Reproduce, character for character, the lines below from the first through the one with "time_s = t_pre + t_post". Leave pictures out.

======== GIVEN INFORMATION ========

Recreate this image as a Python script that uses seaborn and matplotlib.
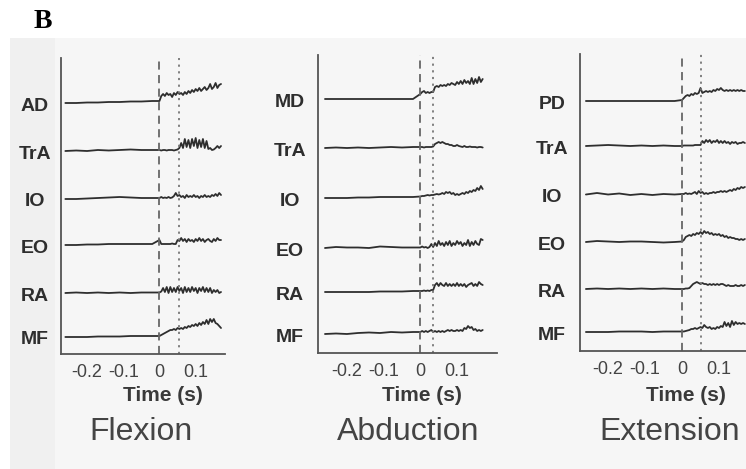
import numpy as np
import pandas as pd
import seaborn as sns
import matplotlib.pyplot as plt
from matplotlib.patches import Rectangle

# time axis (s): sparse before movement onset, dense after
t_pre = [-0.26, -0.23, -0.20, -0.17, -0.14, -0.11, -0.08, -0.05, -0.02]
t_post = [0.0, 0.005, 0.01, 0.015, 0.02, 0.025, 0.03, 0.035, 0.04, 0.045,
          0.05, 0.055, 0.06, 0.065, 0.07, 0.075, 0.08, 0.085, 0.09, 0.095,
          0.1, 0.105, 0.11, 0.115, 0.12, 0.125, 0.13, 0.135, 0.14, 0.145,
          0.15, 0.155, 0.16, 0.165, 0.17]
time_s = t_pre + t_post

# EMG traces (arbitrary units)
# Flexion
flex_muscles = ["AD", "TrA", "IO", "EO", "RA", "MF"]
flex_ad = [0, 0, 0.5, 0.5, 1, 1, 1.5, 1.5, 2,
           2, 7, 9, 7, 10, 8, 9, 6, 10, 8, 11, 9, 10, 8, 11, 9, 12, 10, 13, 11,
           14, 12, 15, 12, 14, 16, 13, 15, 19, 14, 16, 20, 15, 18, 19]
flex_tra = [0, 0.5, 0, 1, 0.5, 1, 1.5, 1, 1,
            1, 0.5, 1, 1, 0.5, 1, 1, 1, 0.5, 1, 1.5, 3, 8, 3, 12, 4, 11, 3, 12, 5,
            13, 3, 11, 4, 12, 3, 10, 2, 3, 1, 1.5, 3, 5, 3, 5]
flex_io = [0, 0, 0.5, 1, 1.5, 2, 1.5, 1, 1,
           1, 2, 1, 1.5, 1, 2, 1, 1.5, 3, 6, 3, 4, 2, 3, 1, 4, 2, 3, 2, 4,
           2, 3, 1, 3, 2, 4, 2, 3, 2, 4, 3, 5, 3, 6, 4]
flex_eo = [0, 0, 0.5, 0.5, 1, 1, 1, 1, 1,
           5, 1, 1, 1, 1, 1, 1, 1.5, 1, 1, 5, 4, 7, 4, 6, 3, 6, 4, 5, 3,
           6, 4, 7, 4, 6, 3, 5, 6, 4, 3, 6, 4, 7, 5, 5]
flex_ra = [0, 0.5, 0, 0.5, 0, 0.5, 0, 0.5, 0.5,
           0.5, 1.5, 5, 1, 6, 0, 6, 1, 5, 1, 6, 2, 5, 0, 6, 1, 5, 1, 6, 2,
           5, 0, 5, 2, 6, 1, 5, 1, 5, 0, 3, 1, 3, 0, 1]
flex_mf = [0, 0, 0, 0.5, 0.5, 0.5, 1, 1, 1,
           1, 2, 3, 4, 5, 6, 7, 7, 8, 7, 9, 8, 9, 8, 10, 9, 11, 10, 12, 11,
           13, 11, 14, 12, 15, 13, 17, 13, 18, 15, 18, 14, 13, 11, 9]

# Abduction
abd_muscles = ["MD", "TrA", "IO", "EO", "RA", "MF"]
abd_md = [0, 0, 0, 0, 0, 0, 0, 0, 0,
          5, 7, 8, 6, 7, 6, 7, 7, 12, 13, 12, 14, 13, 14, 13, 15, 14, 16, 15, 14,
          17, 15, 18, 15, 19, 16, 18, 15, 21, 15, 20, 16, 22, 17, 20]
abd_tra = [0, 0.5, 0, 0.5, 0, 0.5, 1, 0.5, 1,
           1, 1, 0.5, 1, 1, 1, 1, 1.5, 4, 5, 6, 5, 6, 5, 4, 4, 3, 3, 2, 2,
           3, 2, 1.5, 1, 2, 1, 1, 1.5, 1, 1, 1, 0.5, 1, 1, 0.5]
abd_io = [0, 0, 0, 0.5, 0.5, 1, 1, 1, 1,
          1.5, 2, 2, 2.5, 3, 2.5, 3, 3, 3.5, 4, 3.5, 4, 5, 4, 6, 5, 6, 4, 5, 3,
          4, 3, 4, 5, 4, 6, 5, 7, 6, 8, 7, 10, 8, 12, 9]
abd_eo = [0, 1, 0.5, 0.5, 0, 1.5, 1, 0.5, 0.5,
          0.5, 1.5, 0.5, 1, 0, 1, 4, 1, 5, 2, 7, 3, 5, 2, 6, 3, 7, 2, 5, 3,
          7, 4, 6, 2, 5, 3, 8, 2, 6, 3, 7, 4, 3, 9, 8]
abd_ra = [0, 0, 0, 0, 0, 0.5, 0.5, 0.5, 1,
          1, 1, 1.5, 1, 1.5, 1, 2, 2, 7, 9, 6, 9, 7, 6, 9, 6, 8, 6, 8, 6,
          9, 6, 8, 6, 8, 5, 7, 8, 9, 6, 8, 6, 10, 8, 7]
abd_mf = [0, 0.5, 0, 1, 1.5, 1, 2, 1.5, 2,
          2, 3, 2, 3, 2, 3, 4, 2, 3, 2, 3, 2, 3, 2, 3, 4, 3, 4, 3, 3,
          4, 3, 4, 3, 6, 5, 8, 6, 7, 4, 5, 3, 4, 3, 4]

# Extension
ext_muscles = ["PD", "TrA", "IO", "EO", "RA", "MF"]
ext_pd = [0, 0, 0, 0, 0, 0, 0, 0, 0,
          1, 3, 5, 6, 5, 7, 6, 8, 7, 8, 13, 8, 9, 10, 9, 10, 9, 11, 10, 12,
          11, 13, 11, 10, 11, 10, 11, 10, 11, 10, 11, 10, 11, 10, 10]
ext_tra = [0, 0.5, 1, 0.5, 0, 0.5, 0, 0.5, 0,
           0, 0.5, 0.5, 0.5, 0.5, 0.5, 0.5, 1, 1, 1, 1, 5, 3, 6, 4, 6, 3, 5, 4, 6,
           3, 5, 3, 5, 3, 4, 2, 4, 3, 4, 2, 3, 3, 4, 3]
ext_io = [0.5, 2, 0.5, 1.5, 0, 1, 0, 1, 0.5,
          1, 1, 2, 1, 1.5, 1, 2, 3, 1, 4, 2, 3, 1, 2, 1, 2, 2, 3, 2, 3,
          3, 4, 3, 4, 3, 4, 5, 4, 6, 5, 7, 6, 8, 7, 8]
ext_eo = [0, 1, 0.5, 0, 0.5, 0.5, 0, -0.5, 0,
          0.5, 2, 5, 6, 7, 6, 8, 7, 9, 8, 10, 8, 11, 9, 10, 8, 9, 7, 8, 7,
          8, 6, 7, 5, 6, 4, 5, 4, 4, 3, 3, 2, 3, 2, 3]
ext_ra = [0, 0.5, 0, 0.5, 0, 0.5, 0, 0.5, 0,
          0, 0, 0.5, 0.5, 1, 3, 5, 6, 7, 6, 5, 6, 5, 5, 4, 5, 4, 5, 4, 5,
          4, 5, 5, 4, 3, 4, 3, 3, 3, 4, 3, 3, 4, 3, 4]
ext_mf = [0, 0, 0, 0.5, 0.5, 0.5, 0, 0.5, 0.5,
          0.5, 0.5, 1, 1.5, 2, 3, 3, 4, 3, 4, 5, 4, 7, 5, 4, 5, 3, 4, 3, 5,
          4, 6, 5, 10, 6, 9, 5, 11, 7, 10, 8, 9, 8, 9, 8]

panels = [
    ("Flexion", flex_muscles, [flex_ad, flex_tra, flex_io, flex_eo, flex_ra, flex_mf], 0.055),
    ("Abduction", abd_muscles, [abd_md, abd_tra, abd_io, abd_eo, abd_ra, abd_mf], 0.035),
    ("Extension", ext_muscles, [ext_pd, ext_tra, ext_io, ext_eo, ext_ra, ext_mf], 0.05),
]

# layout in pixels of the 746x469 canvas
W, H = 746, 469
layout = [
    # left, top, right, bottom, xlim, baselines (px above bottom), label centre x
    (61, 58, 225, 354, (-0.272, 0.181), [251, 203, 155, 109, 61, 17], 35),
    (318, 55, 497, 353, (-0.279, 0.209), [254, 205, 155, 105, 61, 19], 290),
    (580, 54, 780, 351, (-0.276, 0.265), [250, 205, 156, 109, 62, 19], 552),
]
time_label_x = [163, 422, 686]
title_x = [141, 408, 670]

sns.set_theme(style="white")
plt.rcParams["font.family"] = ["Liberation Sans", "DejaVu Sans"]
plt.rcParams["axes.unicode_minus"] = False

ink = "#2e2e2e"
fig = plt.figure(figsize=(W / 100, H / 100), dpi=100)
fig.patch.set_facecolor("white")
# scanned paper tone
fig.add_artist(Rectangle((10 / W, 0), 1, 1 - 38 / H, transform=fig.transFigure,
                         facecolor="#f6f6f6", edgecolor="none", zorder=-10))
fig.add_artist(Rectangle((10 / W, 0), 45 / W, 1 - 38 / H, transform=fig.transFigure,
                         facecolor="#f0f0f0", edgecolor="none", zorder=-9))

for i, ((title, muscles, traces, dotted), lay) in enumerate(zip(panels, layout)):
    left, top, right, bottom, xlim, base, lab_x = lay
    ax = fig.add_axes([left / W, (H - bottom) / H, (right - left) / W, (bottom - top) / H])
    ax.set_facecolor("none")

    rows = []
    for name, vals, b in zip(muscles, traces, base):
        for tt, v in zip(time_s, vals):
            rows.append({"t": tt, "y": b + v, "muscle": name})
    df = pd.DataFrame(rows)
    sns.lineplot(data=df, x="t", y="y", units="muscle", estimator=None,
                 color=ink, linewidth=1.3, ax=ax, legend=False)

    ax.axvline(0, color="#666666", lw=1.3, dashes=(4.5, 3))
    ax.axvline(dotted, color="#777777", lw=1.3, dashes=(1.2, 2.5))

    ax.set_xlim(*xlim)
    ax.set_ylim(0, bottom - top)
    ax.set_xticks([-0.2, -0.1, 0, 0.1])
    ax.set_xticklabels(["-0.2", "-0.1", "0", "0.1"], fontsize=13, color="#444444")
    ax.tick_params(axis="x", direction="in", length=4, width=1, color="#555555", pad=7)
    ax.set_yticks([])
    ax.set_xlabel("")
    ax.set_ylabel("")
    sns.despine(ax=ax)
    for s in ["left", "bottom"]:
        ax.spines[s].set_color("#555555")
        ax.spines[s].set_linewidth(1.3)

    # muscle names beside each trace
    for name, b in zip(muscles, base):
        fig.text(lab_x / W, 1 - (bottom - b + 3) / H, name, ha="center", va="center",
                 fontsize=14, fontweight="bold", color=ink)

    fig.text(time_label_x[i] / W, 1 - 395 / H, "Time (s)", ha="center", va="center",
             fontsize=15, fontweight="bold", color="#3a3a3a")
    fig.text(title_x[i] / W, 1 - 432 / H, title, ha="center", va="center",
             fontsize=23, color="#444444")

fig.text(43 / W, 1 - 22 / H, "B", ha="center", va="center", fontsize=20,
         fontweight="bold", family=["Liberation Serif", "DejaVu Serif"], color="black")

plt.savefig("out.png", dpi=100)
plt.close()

========

» THE REPLY:
Recreate this image as a Python script that uses seaborn and matplotlib.
import numpy as np
import pandas as pd
import seaborn as sns
import matplotlib.pyplot as plt
from matplotlib.patches import Rectangle

# time axis (s): sparse before movement onset, dense after
t_pre = [-0.26, -0.23, -0.20, -0.17, -0.14, -0.11, -0.08, -0.05, -0.02]
t_post = [0.0, 0.005, 0.01, 0.015, 0.02, 0.025, 0.03, 0.035, 0.04, 0.045,
          0.05, 0.055, 0.06, 0.065, 0.07, 0.075, 0.08, 0.085, 0.09, 0.095,
          0.1, 0.105, 0.11, 0.115, 0.12, 0.125, 0.13, 0.135, 0.14, 0.145,
          0.15, 0.155, 0.16, 0.165, 0.17]
time_s = t_pre + t_post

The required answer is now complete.